Collected data -
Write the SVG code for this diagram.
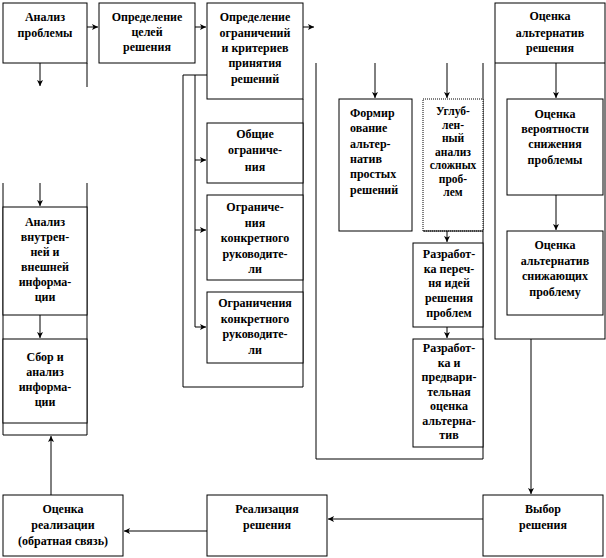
<svg xmlns="http://www.w3.org/2000/svg" width="606" height="558" viewBox="0 0 606 558">
<style>
.b{fill:#fff;stroke:#000;stroke-width:1}
.f{fill:none;stroke:#000;stroke-width:1}
.c{fill:none;stroke:#000;stroke-width:1;marker-end:url(#ah)}
text{font-family:"Liberation Serif","Times New Roman",serif;font-weight:bold;font-size:12px;fill:#000;text-anchor:middle}
.l{text-anchor:start}
.s{font-size:11.5px}
</style>
<defs>
<marker id="ah" viewBox="0 0 6 6" refX="6" refY="3" markerWidth="6" markerHeight="6" markerUnits="userSpaceOnUse" orient="auto">
<path d="M0,0 L6,3 L0,6 L1.5,3 z" fill="#000"/>
</marker>
</defs>
<rect width="606" height="558" fill="#fff"/>

<g id="frames">
<path class="f" d="M87,63 V87 M87,183 V435 H3 V183"/>
<path class="f" d="M207,75 H183 V387 H303 V99"/>
<path class="f" d="M316,63 V459 H483 V63"/>
<rect class="f" x="495" y="3" width="110" height="336"/>
<line class="f" x1="495" y1="63" x2="605" y2="63"/>
</g>

<g id="connectors">
<path class="c" d="M87,27 H98"/>
<path class="c" d="M195,27 H206"/>
<path class="c" d="M303,27 H314"/>
<path class="c" d="M40,63 V86"/>
<path class="c" d="M40,183 V206"/>
<path class="c" d="M40,315 V338"/>
<path class="c" d="M51,495 V436"/>
<path class="f" d="M195,75 V327"/>
<path class="c" d="M195,160 H206"/>
<path class="c" d="M195,230 H206"/>
<path class="c" d="M195,327 H206"/>
<path class="c" d="M375,63 V98"/>
<path class="c" d="M447,63 V98"/>
<path class="c" d="M447,231 V242"/>
<path class="c" d="M447,327 V338"/>
<path class="c" d="M556,63 V98"/>
<path class="c" d="M556,195 V230"/>
<path class="c" d="M531,339 V494"/>
<path class="c" d="M483,519 H328"/>
<path class="c" d="M207,531 H124"/>
</g>

<g id="n1"><rect class="b" x="3" y="3" width="84" height="60"/>
<text x="45" y="21">Анализ</text><text x="45" y="37">проблемы</text></g>

<g id="n2"><rect class="b" x="99" y="3" width="96" height="60"/>
<text x="147" y="21">Определение</text><text x="147" y="36">целей</text><text x="147" y="51">решения</text></g>

<g id="n3"><rect class="b" x="207" y="3" width="96" height="96"/>
<text x="255" y="21">Определение</text><text x="255" y="37">ограничений</text><text x="255" y="52">и критериев</text><text x="255" y="67">принятия</text><text x="255" y="83">решений</text></g>

<g id="n4"><text x="550" y="20">Оценка</text><text x="550" y="37">альтернатив</text><text x="550" y="52">решения</text></g>

<g id="n5"><rect class="b" x="207" y="123" width="96" height="60"/>
<text x="255" y="138">Общие</text><text x="255" y="154">ограниче-</text><text x="255" y="171">ния</text></g>

<g id="n6"><rect class="b" x="207" y="195" width="96" height="85"/>
<text x="255" y="211">Ограниче-</text><text x="255" y="227">ния</text><text x="255" y="242">конкретного</text><text x="255" y="258">руководите-</text><text x="255" y="273">ли</text></g>

<g id="n7"><rect class="b" x="207" y="292" width="96" height="71"/>
<text x="255" y="307">Ограничения</text><text x="255" y="323">конкретного</text><text x="255" y="338">руководите-</text><text x="255" y="354">ли</text></g>

<g id="n8"><rect class="b" x="339" y="99" width="73" height="132"/>
<text class="l" x="350" y="117">Формир</text><text class="l" x="350" y="132">ование</text><text class="l" x="350" y="148">альтер-</text><text class="l" x="350" y="163">натив</text><text class="l" x="350" y="178">простых</text><text class="l" x="350" y="194">решений</text></g>

<g id="n9"><rect class="b" x="423" y="99" width="60" height="132" stroke-dasharray="1,1"/>
<line class="f" x1="423" y1="231" x2="483" y2="231"/>
<text class="s" x="453" y="115">Углуб-</text><text class="s" x="453" y="129">лен-</text><text class="s" x="453" y="142">ный</text><text class="s" x="453" y="156">анализ</text><text class="s" x="453" y="169">сложных</text><text class="s" x="453" y="183">проб-</text><text class="s" x="453" y="196">лем</text></g>

<g id="n10"><rect class="b" x="413" y="243" width="70" height="84"/>
<text x="449" y="258">Разработ-</text><text x="449" y="273">ка переч-</text><text x="449" y="287">ня идей</text><text x="449" y="302">решения</text><text x="449" y="317">проблем</text></g>

<g id="n11"><rect class="b" x="413" y="339" width="70" height="108"/>
<text x="449" y="352">Разработ-</text><text x="449" y="367">ка и</text><text x="449" y="381">предвари-</text><text x="449" y="396">тельная</text><text x="449" y="410">оценка</text><text x="449" y="425">альтерна-</text><text x="449" y="439">тив</text></g>

<g id="n12"><rect class="b" x="507" y="99" width="96" height="96"/>
<text x="555" y="118">Оценка</text><text x="555" y="133">вероятности</text><text x="555" y="148">снижения</text><text x="555" y="164">проблемы</text></g>

<g id="n13"><rect class="b" x="507" y="231" width="96" height="84"/>
<text x="555" y="249">Оценка</text><text x="555" y="265">альтернатив</text><text x="555" y="280">снижающих</text><text x="555" y="296">проблему</text></g>

<g id="n14"><rect class="b" x="3" y="207" width="84" height="108"/>
<text x="45" y="226">Анализ</text><text x="45" y="241">внутрен-</text><text x="45" y="256">ней и</text><text x="45" y="271">внешней</text><text x="45" y="286">информа-</text><text x="45" y="301">ции</text></g>

<g id="n15"><rect class="b" x="3" y="339" width="84" height="84"/>
<text x="45" y="361">Сбор и</text><text x="45" y="376">анализ</text><text x="45" y="391">информа-</text><text x="45" y="406">ции</text></g>

<g id="n16"><rect class="b" x="3" y="495" width="120" height="61"/>
<text x="63" y="513">Оценка</text><text x="63" y="529">реализации</text><text x="63" y="545">(обратная связь)</text></g>

<g id="n17"><rect class="b" x="207" y="495" width="120" height="61"/>
<text x="267" y="513">Реализация</text><text x="267" y="529">решения</text></g>

<g id="n18"><rect class="b" x="483" y="495" width="120" height="61"/>
<text x="543" y="513">Выбор</text><text x="543" y="529">решения</text></g>
</svg>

Your instructions -
All of the data above should be quoted exactly, except for the pictures.

Problem solution -
Write the SVG code for this diagram.
<svg xmlns="http://www.w3.org/2000/svg" width="606" height="558" viewBox="0 0 606 558">
<style>
.b{fill:#fff;stroke:#000;stroke-width:1}
.f{fill:none;stroke:#000;stroke-width:1}
.c{fill:none;stroke:#000;stroke-width:1;marker-end:url(#ah)}
text{font-family:"Liberation Serif","Times New Roman",serif;font-weight:bold;font-size:12px;fill:#000;text-anchor:middle}
.l{text-anchor:start}
.s{font-size:11.5px}
</style>
<defs>
<marker id="ah" viewBox="0 0 6 6" refX="6" refY="3" markerWidth="6" markerHeight="6" markerUnits="userSpaceOnUse" orient="auto">
<path d="M0,0 L6,3 L0,6 L1.5,3 z" fill="#000"/>
</marker>
</defs>
<rect width="606" height="558" fill="#fff"/>

<g id="frames">
<path class="f" d="M87,63 V87 M87,183 V435 H3 V183"/>
<path class="f" d="M207,75 H183 V387 H303 V99"/>
<path class="f" d="M316,63 V459 H483 V63"/>
<rect class="f" x="495" y="3" width="110" height="336"/>
<line class="f" x1="495" y1="63" x2="605" y2="63"/>
</g>

<g id="connectors">
<path class="c" d="M87,27 H98"/>
<path class="c" d="M195,27 H206"/>
<path class="c" d="M303,27 H314"/>
<path class="c" d="M40,63 V86"/>
<path class="c" d="M40,183 V206"/>
<path class="c" d="M40,315 V338"/>
<path class="c" d="M51,495 V436"/>
<path class="f" d="M195,75 V327"/>
<path class="c" d="M195,160 H206"/>
<path class="c" d="M195,230 H206"/>
<path class="c" d="M195,327 H206"/>
<path class="c" d="M375,63 V98"/>
<path class="c" d="M447,63 V98"/>
<path class="c" d="M447,231 V242"/>
<path class="c" d="M447,327 V338"/>
<path class="c" d="M556,63 V98"/>
<path class="c" d="M556,195 V230"/>
<path class="c" d="M531,339 V494"/>
<path class="c" d="M483,519 H328"/>
<path class="c" d="M207,531 H124"/>
</g>

<g id="n1"><rect class="b" x="3" y="3" width="84" height="60"/>
<text x="45" y="21">Анализ</text><text x="45" y="37">проблемы</text></g>

<g id="n2"><rect class="b" x="99" y="3" width="96" height="60"/>
<text x="147" y="21">Определение</text><text x="147" y="36">целей</text><text x="147" y="51">решения</text></g>

<g id="n3"><rect class="b" x="207" y="3" width="96" height="96"/>
<text x="255" y="21">Определение</text><text x="255" y="37">ограничений</text><text x="255" y="52">и критериев</text><text x="255" y="67">принятия</text><text x="255" y="83">решений</text></g>

<g id="n4"><text x="550" y="20">Оценка</text><text x="550" y="37">альтернатив</text><text x="550" y="52">решения</text></g>

<g id="n5"><rect class="b" x="207" y="123" width="96" height="60"/>
<text x="255" y="138">Общие</text><text x="255" y="154">ограниче-</text><text x="255" y="171">ния</text></g>

<g id="n6"><rect class="b" x="207" y="195" width="96" height="85"/>
<text x="255" y="211">Ограниче-</text><text x="255" y="227">ния</text><text x="255" y="242">конкретного</text><text x="255" y="258">руководите-</text><text x="255" y="273">ли</text></g>

<g id="n7"><rect class="b" x="207" y="292" width="96" height="71"/>
<text x="255" y="307">Ограничения</text><text x="255" y="323">конкретного</text><text x="255" y="338">руководите-</text><text x="255" y="354">ли</text></g>

<g id="n8"><rect class="b" x="339" y="99" width="73" height="132"/>
<text class="l" x="350" y="117">Формир</text><text class="l" x="350" y="132">ование</text><text class="l" x="350" y="148">альтер-</text><text class="l" x="350" y="163">натив</text><text class="l" x="350" y="178">простых</text><text class="l" x="350" y="194">решений</text></g>

<g id="n9"><rect class="b" x="423" y="99" width="60" height="132" stroke-dasharray="1,1"/>
<line class="f" x1="423" y1="231" x2="483" y2="231"/>
<text class="s" x="453" y="115">Углуб-</text><text class="s" x="453" y="129">лен-</text><text class="s" x="453" y="142">ный</text><text class="s" x="453" y="156">анализ</text><text class="s" x="453" y="169">сложных</text><text class="s" x="453" y="183">проб-</text><text class="s" x="453" y="196">лем</text></g>

<g id="n10"><rect class="b" x="413" y="243" width="70" height="84"/>
<text x="449" y="258">Разработ-</text><text x="449" y="273">ка переч-</text><text x="449" y="287">ня идей</text><text x="449" y="302">решения</text><text x="449" y="317">проблем</text></g>

<g id="n11"><rect class="b" x="413" y="339" width="70" height="108"/>
<text x="449" y="352">Разработ-</text><text x="449" y="367">ка и</text><text x="449" y="381">предвари-</text><text x="449" y="396">тельная</text><text x="449" y="410">оценка</text><text x="449" y="425">альтерна-</text><text x="449" y="439">тив</text></g>

<g id="n12"><rect class="b" x="507" y="99" width="96" height="96"/>
<text x="555" y="118">Оценка</text><text x="555" y="133">вероятности</text><text x="555" y="148">снижения</text><text x="555" y="164">проблемы</text></g>

<g id="n13"><rect class="b" x="507" y="231" width="96" height="84"/>
<text x="555" y="249">Оценка</text><text x="555" y="265">альтернатив</text><text x="555" y="280">снижающих</text><text x="555" y="296">проблему</text></g>

<g id="n14"><rect class="b" x="3" y="207" width="84" height="108"/>
<text x="45" y="226">Анализ</text><text x="45" y="241">внутрен-</text><text x="45" y="256">ней и</text><text x="45" y="271">внешней</text><text x="45" y="286">информа-</text><text x="45" y="301">ции</text></g>

<g id="n15"><rect class="b" x="3" y="339" width="84" height="84"/>
<text x="45" y="361">Сбор и</text><text x="45" y="376">анализ</text><text x="45" y="391">информа-</text><text x="45" y="406">ции</text></g>

<g id="n16"><rect class="b" x="3" y="495" width="120" height="61"/>
<text x="63" y="513">Оценка</text><text x="63" y="529">реализации</text><text x="63" y="545">(обратная связь)</text></g>

<g id="n17"><rect class="b" x="207" y="495" width="120" height="61"/>
<text x="267" y="513">Реализация</text><text x="267" y="529">решения</text></g>

<g id="n18"><rect class="b" x="483" y="495" width="120" height="61"/>
<text x="543" y="513">Выбор</text><text x="543" y="529">решения</text></g>
</svg>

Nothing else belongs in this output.